AI, Ethics & Organizations: CU Denver's Executive MBA Program Explores the Human Stakes of Artificial Intelligence

Published: March 30, 2026

 What Went Wrong, and When?" Large windows offer a view of downtown Denver buildings.

On March 20–21, 2026, the Executive MBA program at the University of Colorado Denver Business School hosted a two-day seminar on artificial intelligence, ethics, and organizational adaptation. Directed by David Chandler and Bethany Cape, the program regularly convenes seminars on pressing issues that fall outside the traditional curriculum, bringing together current students and alumni from across industries for intensive, discussion-driven examination of the challenges facing organizations today.

The seminar was designed and led by Professor David Hildebrand of the CU Denver Philosophy Department. It proceeded from a clear conviction: that the ethical questions raised by AI are not abstract — they are already present in the decisions organizations make about how to deploy, govern, and answer for these systems. Philosophy, accordingly, was not the focus of the seminar for its own sake, but applied in direct service of problems the participants already recognized in their professional lives.

"We had space to discuss AI in a nuanced way without an executive in the room insisting we all adopt it and love it."

- Jessie Moog, current EMBA student

Day One: The Human Stakes of AI

The first day addressed autonomy, privacy, surveillance, algorithmic opacity, and the erosion of meaningful accountability. A recurring theme was that AI does not introduce entirely new ethical problems — it dramatically amplifies existing ones. The afternoon turned to human dignity and the ethics of care — asking what is lost, and what must be protected, when AI mediates relationships that once required human judgment and presence. 

Anh Thu Nguyen, a people experience leader at Trimble, joined the seminar to share her organization's experience with AI transformation and a recent AI coaching pilot, offering a candid account of the challenges and choices involved in responsible implementation.

"She had obvious real world experience with the topic at hand and gave good, relevant information on AI transformation"
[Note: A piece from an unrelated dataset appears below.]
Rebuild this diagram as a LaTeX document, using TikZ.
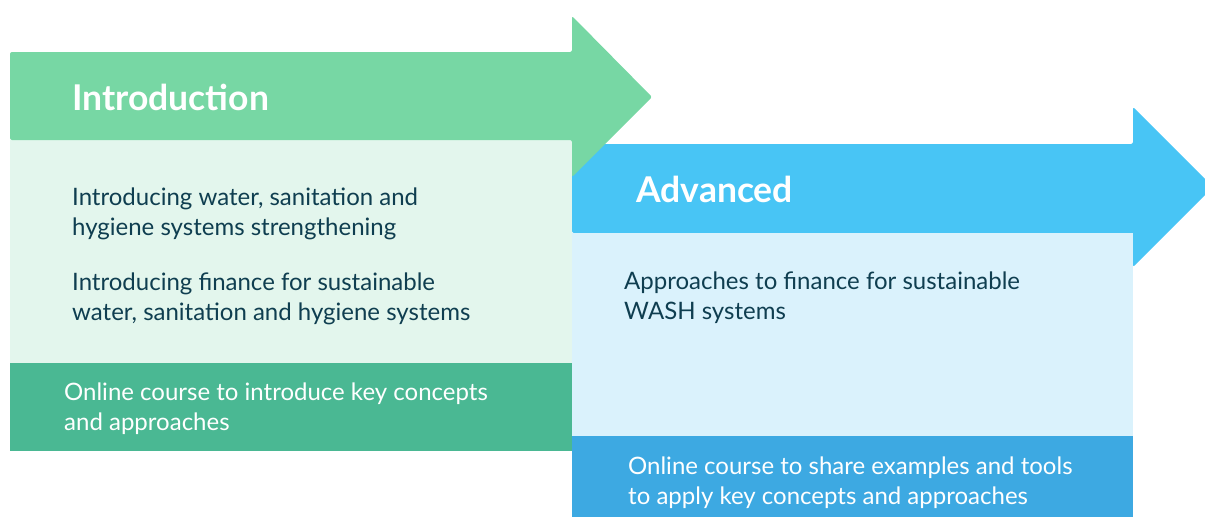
\documentclass[tikz,border=0pt]{standalone}
\usepackage{fontspec}
\setmainfont{Lato}
\definecolor{gHead}{HTML}{77D7A4}
\definecolor{gBody}{HTML}{E3F6ED}
\definecolor{gFoot}{HTML}{4AB893}
\definecolor{bHead}{HTML}{48C5F5}
\definecolor{bBody}{HTML}{DAF2FC}
\definecolor{bFoot}{HTML}{3DA9E2}
\definecolor{ink}{HTML}{0F3E50}
\tikzset{
  headtxt/.style={anchor=base west, inner sep=0pt, text=white, font=\fontsize{35.5}{38}\selectfont\bfseries},
  bodytxt/.style={anchor=base west, inner sep=0pt, text=ink, align=left, font=\fontsize{24}{30}\selectfont},
  foottxt/.style={anchor=base west, inner sep=0pt, text=white, align=left, font=\fontsize{24}{30}\selectfont},
}
\begin{document}
\begin{tikzpicture}[x=1pt,y=-1pt]
\useasboundingbox (0,0) rectangle (1205,517);
% blue (behind)
\fill[bHead, rounded corners=2pt] (572,144) -- (1133,144) -- (1133,107) -- (1213,187) -- (1133,267) -- (1133,233) -- (572,233) -- cycle;
\fill[bBody] (572,233) rectangle (1133,436);
\fill[bFoot] (572,436) rectangle (1133,517);
% green
\fill[gBody] (10,140) rectangle (572,363);
\fill[gFoot] (10,363) rectangle (572,451);
\fill[gHead, rounded corners=2pt] (10,52) -- (572,52) -- (572,16) -- (652,97) -- (572,177) -- (572,140) -- (10,140) -- cycle;
% texts (base anchor = baseline of last line)
\node[headtxt] (introH) at (72,110) {Introduction};
\node[bodytxt] (introA) at (72,235) {Introducing water, sanitation and\\hygiene systems strengthening};
\node[bodytxt] (introB) at (72,320) {Introducing finance for sustainable\\water, sanitation and hygiene systems};
\node[foottxt] (introF) at (64,430) {Online course to introduce key concepts\\and approaches};
\node[headtxt] (advH) at (636,202) {Advanced};
\node[bodytxt] (advA) at (624,319) {Approaches to finance for sustainable\\WASH systems};
\node[foottxt] (advF) at (628,504) {Online course to share examples and tools\\to apply key concepts and approaches};
\end{tikzpicture}
\end{document}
- Dan Trujillo, CU Denver alumni 

Day Two: Organizational and Systemic Adaptation

The second day moved to organizational and systemic questions: bias and structural fairness, distributed moral responsibility, and the risks of value drift as organizations adopt AI at scale. Ryan Jolicoeur, Director of Risk Analytics and Modeling at Charles Schwab, described how regulated industries navigate the tension between AI's analytical power and the demands of accountability, auditability, and trust — reinforcing the seminar's central argument that AI governance is not primarily a technical problem, but an institutional and ethical one.

Both days included substantial group work in which participants applied the seminar's frameworks to layered, realistic cases. The discussions drew visibly on the depth and diversity of the room: participants brought experience in defense, financial services, healthcare, technology, and management consulting, among other fields, and they applied the ethical concepts at hand, not as exercises but as live instruments for thinking through genuine dilemmas.

"A great approach to using ethics principles to frame AI topics — AI does not introduce new ethical issues, it just dramatically ramps up existing ones."

- Jessie Moog, current EMBA student

The closing session invited participants to reflect on what they would carry back to their organizations — a fitting practical conclusion to two days of inquiry that aimed, from the start, to demonstrate the value of ethical thinking in helping managers tackle contemporary issues.